«Завтрак у предводителя», однако, недолго продержался в репертуаре, потому что постоянная публика Александрийского театра так привыкла к пошлым водевилям, что тонкий и настоящий юмор был ей не по вкусу.
Я была на третьем представлении «Завтрака у предводителя», и мне было досадно, что двое приживальщиков Тургенева оказали ему медвежью услугу, вздумав вызывать автора: их голоса были заглушены дружным шиканьем.
Тургенева это страшно огорчило, и он, в горячности, давал клятву, что для такой тупоумной публики никогда более не будет писать пьес. В сущности, он был прав, потому что его пьеса была перлом между теми пьесами, которые давались тогда на русской сцене… Через несколько времени, однако, Тургенев опять написал пьесу — «Провинциалку», и поставил ее на сцену. Эта пьеса держалась в репертуаре дольше, потому что в ней играли две любимицы публики: Вера Васильевна Самойлова и Снеткова. Если не ошибаюсь, Щепкин, приехавший в Петербург на гастроли, взял эту пьесу для своего бенефиса.
Щепкин был уже стар и в сцене признания, что он отец богатой помещицы, так расчувствовался, что расплакался и едва мог говорить свою роль.
Островский приехал в Петербург летом хлопотать о постановке своей комедии на Александрийской сцене, а в это время уже готовилась Крымская война.
За обедом присутствующие только и говорили, что о войне.
Островский не принимал никакого участия в жарких спорах о предстоящей войне, и когда Тургенев заметил ему, неужели его не интересует такой животрепещущий вопрос, как война, то Островский отвечал:
— В данный момент меня более всего интересует, дозволит ли здешняя дирекция поставить мне на сцену мою комедию.
Все ахнули, а Тургенев заметил с многозначительной улыбкой:
— Странно, я не ожидал такого в вас равнодушия к России!
— Что тут для вас странного? Я думаю, что если бы и вы находились в моем положении, то также интересовались бы участью своего произведения: я пишу для сцены и, если мне не разрешат ставить на сцену свои пьесы, я буду самым несчастнейшим человеком на свете.

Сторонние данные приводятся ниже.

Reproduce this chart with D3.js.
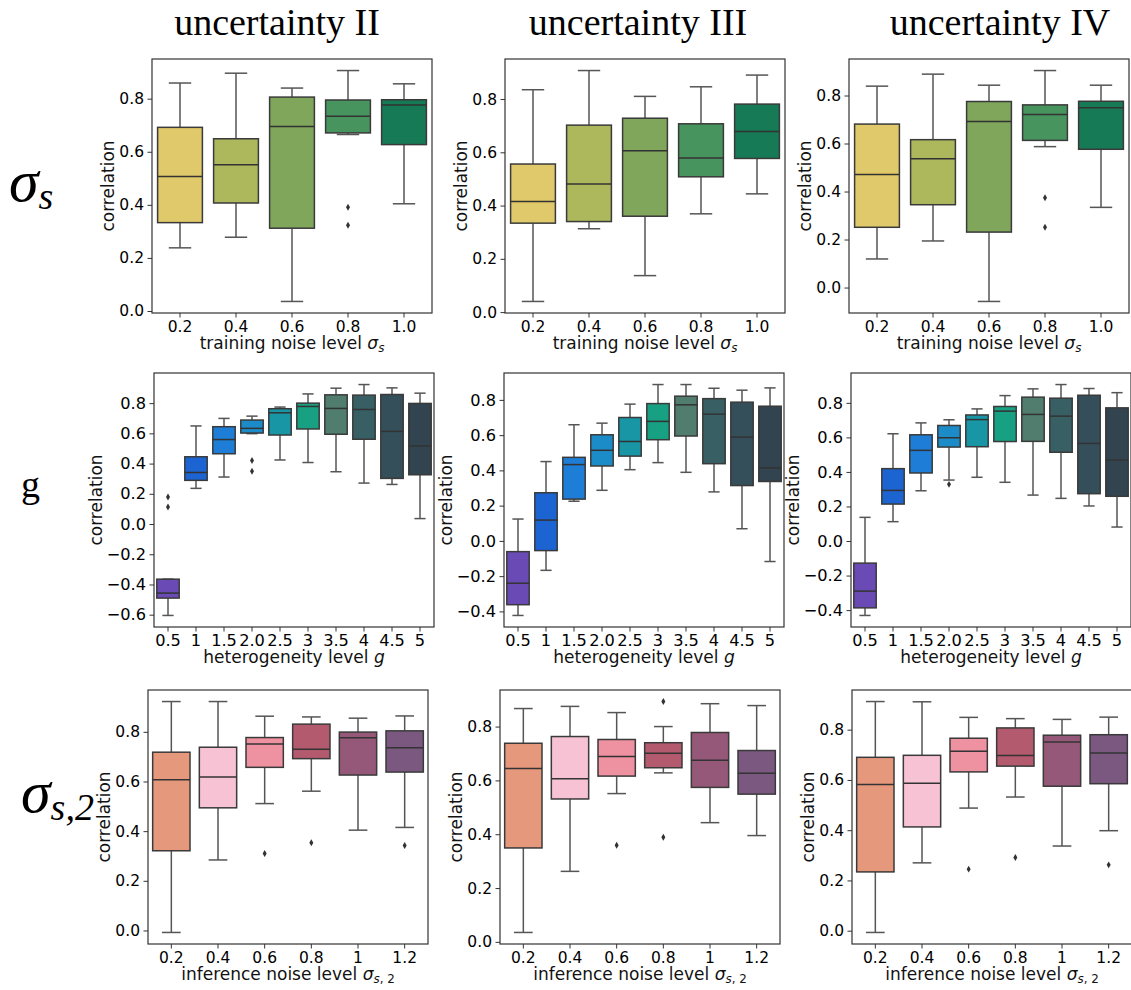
<!DOCTYPE html>
<html>
<head>
<meta charset="utf-8">
<script src="https://cdn.jsdelivr.net/npm/d3@7"></script>
<style>
  body { margin: 0; background: #fff; }
</style>
</head>
<body>
<div id="chart"></div>
<script>
// box stats per category: [whiskerLow, q1, median, q3, whiskerHigh, [outliers]]
var trainLevels = ["0.2", "0.4", "0.6", "0.8", "1.0"];
var hetLevels = ["0.5", "1", "1.5", "2.0", "2.5", "3", "3.5", "4", "4.5", "5"];
var inferLevels = ["0.2", "0.4", "0.6", "0.8", "1", "1.2"];

var trainColors = ["#e0c96a", "#adb85d", "#7fa65b", "#48945f", "#157a55"];
var hetColors = ["#6a4bb5", "#1c64d2", "#1e7dd6", "#1c8cc8", "#1896a5", "#18a082", "#507d6e", "#375f64", "#344e5a", "#324450"];
var inferColors = ["#e6987d", "#f6c2d4", "#ee91a0", "#b45a6e", "#965878", "#7a5880"];

var columnTitles = ["uncertainty II", "uncertainty III", "uncertainty IV"];

var trainII = [
  [0.238, 0.333, 0.507, 0.692, 0.859, []],
  [0.278, 0.407, 0.551, 0.649, 0.896, []],
  [0.036, 0.312, 0.695, 0.806, 0.840, []],
  [0.665, 0.671, 0.734, 0.795, 0.906, [0.391, 0.323]],
  [0.404, 0.627, 0.776, 0.796, 0.856, []]
];
var trainIII = [
  [0.040, 0.334, 0.415, 0.556, 0.835, []],
  [0.313, 0.340, 0.481, 0.702, 0.907, []],
  [0.137, 0.360, 0.606, 0.728, 0.810, []],
  [0.369, 0.508, 0.579, 0.707, 0.846, []],
  [0.444, 0.577, 0.678, 0.781, 0.890, []]
];
var trainIV = [
  [0.119, 0.251, 0.471, 0.681, 0.839, []],
  [0.194, 0.345, 0.537, 0.616, 0.889, []],
  [-0.058, 0.231, 0.692, 0.775, 0.843, []],
  [0.587, 0.613, 0.721, 0.761, 0.904, [0.374, 0.251]],
  [0.334, 0.576, 0.749, 0.776, 0.843, []]
];

var hetII = [
  [-0.605, -0.490, -0.457, -0.365, -0.365, [0.179, 0.113]],
  [0.236, 0.289, 0.341, 0.445, 0.649, []],
  [0.311, 0.465, 0.559, 0.644, 0.699, []],
  [0.598, 0.602, 0.633, 0.688, 0.714, [0.421, 0.349]],
  [0.424, 0.589, 0.736, 0.763, 0.774, []],
  [0.407, 0.629, 0.778, 0.800, 0.861, []],
  [0.346, 0.594, 0.765, 0.855, 0.899, []],
  [0.271, 0.561, 0.758, 0.853, 0.923, []],
  [0.262, 0.302, 0.613, 0.857, 0.901, []],
  [0.036, 0.326, 0.517, 0.798, 0.866, []]
];
var hetIII = [
  [-0.423, -0.362, -0.240, -0.061, 0.124, []],
  [-0.167, -0.055, 0.118, 0.273, 0.450, []],
  [0.225, 0.237, 0.433, 0.474, 0.659, []],
  [0.287, 0.425, 0.514, 0.602, 0.668, []],
  [0.404, 0.481, 0.564, 0.700, 0.776, []],
  [0.444, 0.574, 0.678, 0.779, 0.887, []],
  [0.389, 0.595, 0.772, 0.821, 0.887, []],
  [0.278, 0.438, 0.719, 0.807, 0.866, []],
  [0.069, 0.314, 0.589, 0.787, 0.855, []],
  [-0.117, 0.337, 0.414, 0.764, 0.868, []]
];
var hetIV = [
  [-0.431, -0.387, -0.290, -0.128, 0.137, []],
  [0.112, 0.214, 0.293, 0.419, 0.621, []],
  [0.291, 0.394, 0.525, 0.615, 0.684, []],
  [0.353, 0.544, 0.598, 0.669, 0.702, [0.328]],
  [0.369, 0.546, 0.703, 0.730, 0.765, []],
  [0.340, 0.576, 0.752, 0.779, 0.842, []],
  [0.266, 0.577, 0.733, 0.833, 0.881, []],
  [0.247, 0.514, 0.723, 0.827, 0.906, []],
  [0.203, 0.274, 0.565, 0.844, 0.883, []],
  [0.081, 0.259, 0.469, 0.771, 0.859, []]
];

var inferII = [
  [-0.008, 0.321, 0.607, 0.718, 0.922, []],
  [0.284, 0.494, 0.618, 0.738, 0.922, []],
  [0.511, 0.657, 0.751, 0.777, 0.863, [0.310]],
  [0.561, 0.692, 0.730, 0.831, 0.860, [0.353]],
  [0.404, 0.626, 0.776, 0.799, 0.855, []],
  [0.415, 0.638, 0.736, 0.804, 0.864, [0.342]]
];
var inferIII = [
  [0.035, 0.349, 0.644, 0.738, 0.867, []],
  [0.262, 0.531, 0.606, 0.763, 0.875, []],
  [0.551, 0.616, 0.689, 0.752, 0.852, [0.359]],
  [0.628, 0.647, 0.701, 0.740, 0.800, [0.893, 0.389]],
  [0.443, 0.574, 0.675, 0.778, 0.885, []],
  [0.395, 0.549, 0.627, 0.711, 0.878, []]
];
var inferIV = [
  [-0.007, 0.234, 0.582, 0.690, 0.912, []],
  [0.270, 0.413, 0.587, 0.698, 0.911, []],
  [0.488, 0.632, 0.714, 0.766, 0.849, [0.245]],
  [0.532, 0.655, 0.697, 0.807, 0.844, [0.291]],
  [0.337, 0.575, 0.751, 0.778, 0.841, []],
  [0.398, 0.585, 0.707, 0.780, 0.850, [0.262]]
];

// layout
var W = 1131, H = 990;
var panelW = 280, panelH = 254;
var rows = [
  { levels: trainLevels, colors: trainColors, series: [trainII, trainIII, trainIV],
    top: 59, lefts: [152, 505, 849], tickSize: 15.5, xlabel: "train" },
  { levels: hetLevels, colors: hetColors, series: [hetII, hetIII, hetIV],
    top: 373, lefts: [154, 504, 851], tickSize: 16.2, xlabel: "het" },
  { levels: inferLevels, colors: inferColors, series: [inferII, inferIII, inferIV],
    top: 690, lefts: [148, 500, 852], tickSize: 15.5, xlabel: "infer" }
];

var FONT = "DejaVu Sans, sans-serif";
var SERIF = "Liberation Serif, Times New Roman, serif";
var labelSize = 17;

var svg = d3.select("#chart").append("svg")
  .attr("width", W)
  .attr("height", H)
  .style("background", "#fff");

// column titles
var titleX = [277, 638, 1000];
svg.selectAll(".colTitle")
  .data(columnTitles)
  .join("text")
  .attr("class", "colTitle")
  .attr("x", function(d, i) { return titleX[i]; })
  .attr("y", 35)
  .attr("text-anchor", "middle")
  .attr("font-family", SERIF)
  .attr("font-size", 38)
  .text(function(d) { return d; });

// row labels
var rl1 = svg.append("text").attr("x", 9).attr("y", 201).attr("font-family", SERIF).attr("font-style", "italic");
rl1.append("tspan").attr("font-size", 60).text("σ");
rl1.append("tspan").attr("font-size", 38).attr("dy", 8).text("s");

svg.append("text").attr("x", 21).attr("y", 497)
  .attr("font-family", SERIF).attr("font-size", 38).text("g");

var rl3 = svg.append("text").attr("x", 21).attr("y", 812).attr("font-family", SERIF).attr("font-style", "italic");
rl3.append("tspan").attr("font-size", 60).text("σ");
rl3.append("tspan").attr("font-size", 38).attr("dy", 8).text("s,2");

function xLabel(sel, kind) {
  var t = sel.append("text")
    .attr("font-family", FONT)
    .attr("font-size", labelSize)
    .attr("fill", "#111")
    .attr("text-anchor", "middle");
  if (kind === "train") {
    t.append("tspan").text("training noise level ");
    t.append("tspan").attr("font-style", "italic").text("σ");
    t.append("tspan").attr("font-style", "italic").attr("font-size", labelSize * 0.7).attr("dy", 3).text("s");
  } else if (kind === "het") {
    t.append("tspan").text("heterogeneity level ");
    t.append("tspan").attr("font-style", "italic").text("g");
  } else {
    t.append("tspan").text("inference noise level ");
    t.append("tspan").attr("font-style", "italic").text("σ");
    t.append("tspan").attr("font-style", "italic").attr("font-size", labelSize * 0.7).attr("dy", 3).text("s");
    t.append("tspan").attr("font-size", labelSize * 0.7).text(", 2");
  }
  return t;
}

function drawPanel(row, col) {
  var cfg = rows[row];
  var data = cfg.series[col];
  var g = svg.append("g")
    .attr("transform", "translate(" + cfg.lefts[col] + "," + cfg.top + ")");

  // matplotlib-like autoscale: data range plus 5% margins
  var all = [];
  data.forEach(function(d) { all.push(d[0], d[4]); d[5].forEach(function(o) { all.push(o); }); });
  var lo = d3.min(all), hi = d3.max(all), pad = (hi - lo) * 0.05;
  var y = d3.scaleLinear().domain([lo - pad, hi + pad]).range([panelH, 0]);
  var x = d3.scaleBand().domain(cfg.levels).range([0, panelW]).padding(0);

  var bw = x.bandwidth();
  var boxW = bw * 0.8;
  var ticks = d3.range(Math.ceil((lo - pad) / 0.2 - 1e-9), Math.floor((hi + pad) / 0.2 + 1e-9) + 1)
    .map(function(k) { return Math.round(k * 2) / 10; });

  var boxes = g.selectAll(".box")
    .data(data)
    .join("g")
    .attr("class", "box")
    .attr("transform", function(d, i) { return "translate(" + (x(cfg.levels[i]) + bw / 2) + ",0)"; });

  // whiskers
  boxes.append("line")
    .attr("y1", function(d) { return y(d[3]); })
    .attr("y2", function(d) { return y(d[4]); })
    .attr("stroke", "#555").attr("stroke-width", 1.5);
  boxes.append("line")
    .attr("y1", function(d) { return y(d[1]); })
    .attr("y2", function(d) { return y(d[0]); })
    .attr("stroke", "#555").attr("stroke-width", 1.5);
  // caps
  [0, 4].forEach(function(k) {
    boxes.append("line")
      .attr("x1", -boxW / 4).attr("x2", boxW / 4)
      .attr("y1", function(d) { return y(d[k]); })
      .attr("y2", function(d) { return y(d[k]); })
      .attr("stroke", "#555").attr("stroke-width", 1.5);
  });
  // box body
  boxes.append("rect")
    .attr("x", -boxW / 2)
    .attr("width", boxW)
    .attr("y", function(d) { return y(d[3]); })
    .attr("height", function(d) { return Math.max(0.5, y(d[1]) - y(d[3])); })
    .attr("fill", function(d, i) { return cfg.colors[i]; })
    .attr("stroke", "#3a3a3a")
    .attr("stroke-width", 1.5);
  // median
  boxes.append("line")
    .attr("x1", -boxW / 2).attr("x2", boxW / 2)
    .attr("y1", function(d) { return y(d[2]); })
    .attr("y2", function(d) { return y(d[2]); })
    .attr("stroke", "#333").attr("stroke-width", 1.5);
  // outliers
  boxes.selectAll(".flier")
    .data(function(d) { return d[5]; })
    .join("path")
    .attr("class", "flier")
    .attr("transform", function(v) { return "translate(0," + y(v) + ")"; })
    .attr("d", d3.symbol(d3.symbolDiamond, 14))
    .attr("fill", "#333");

  // axes
  var yAxis = g.append("g")
    .call(d3.axisLeft(y).tickValues(ticks).tickFormat(d3.format(".1f")).tickSize(4.5).tickPadding(3.5));
  var xAxis = g.append("g")
    .attr("transform", "translate(0," + panelH + ")")
    .call(d3.axisBottom(x).tickSize(4.5).tickPadding(3));
  [yAxis, xAxis].forEach(function(a) {
    a.select(".domain").remove();
    a.selectAll("line").attr("stroke", "#333");
    a.selectAll("text").attr("font-family", FONT).attr("font-size", cfg.tickSize).attr("fill", "#000");
  });

  // frame
  g.append("rect")
    .attr("width", panelW).attr("height", panelH)
    .attr("fill", "none").attr("stroke", "#333").attr("stroke-width", 1.2);

  // y label next to tick labels
  var bb = yAxis.node().getBBox();
  g.append("text")
    .attr("transform", "translate(" + (bb.x - 5) + "," + (panelH / 2) + ") rotate(-90)")
    .attr("text-anchor", "middle")
    .attr("font-family", FONT)
    .attr("font-size", labelSize)
    .attr("fill", "#111")
    .text("correlation");

  xLabel(g, cfg.xlabel)
    .attr("x", panelW / 2)
    .attr("y", panelH + 36);
}

for (var r = 0; r < 3; r++) {
  for (var c = 0; c < 3; c++) drawPanel(r, c);
}
</script>
</body>
</html>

Когда Островский и другие гости разъехались, и остались самые близкие, Тургенев разразился негодованием на Островского:
— Нет, каков наш купеческий Шекспир?![173]
У него чертовское самомнение! И с каким гонором он возвестил о том, что постановка на сцену его комедии важнее для России, чем предстоящая война. Я давно заметил его пренебрежительную улыбочку, с какой он на нас всех смотрит: «Какое вы все ничтожество перед моим великим талантом!»— Полно, Тургенев, — остановил его Некрасов, — ты, когда расходишься, то удержу тебе нет! В тебе две крайности — или ты слишком строго, или чересчур снисходительно относишься к людям; а на счет авторского самолюбия, то у кого из нас его нет?.. Островский только откровеннее других.
— Я, брат, при встрече с каждым субъектом делаю ему психический анализ и не ошибаюсь в диагнозе, — ответил Тургенев.
Некрасов улыбнулся, да и другие также, потому что было множество фактов, как Тургенев самых пошлых и бездарных личностей превозносил до небес, а потом сам называл их пошляками и дрянцой…
Мы жили на даче между Ораниенбаумом и Петергофом, на берегу моря, когда неприятельская эскадра появилась около Кронштадта, и один пароход появился в туманное утро почти у самой крепости, тогда как все были уверены, что невозможно пройти, потому что фарватер был затоплен судами.
Пароход этот был виден с берега, с нашей дачи; он постоял немного и скрылся. Из кронштадтской крепости началась такая страшная канонада, что у нас на даче дрожали стекла, а дача стояла на расстоянии 6-ти верст от крепости. По шоссе в Ораниенбаум скакали экипажи, верховые, артиллерия, конница, шла форсированным шагом пехота, тянулись полковые обозы. Я видела, как на тройке в коляске проскакал государь Николай Павлович к Ораниенбауму и за ним несколько генералов.
У государя было мрачное выражение лица, но он с обычным величавым спокойствием смотрел по сторонам на войска, идущие по дороге.
Когда он ехал назад, его нельзя было узнать, он сидел в коляске с поникшей головой, и глаза его были закрыты, точно он спал. Бледность его лица была мертвенная.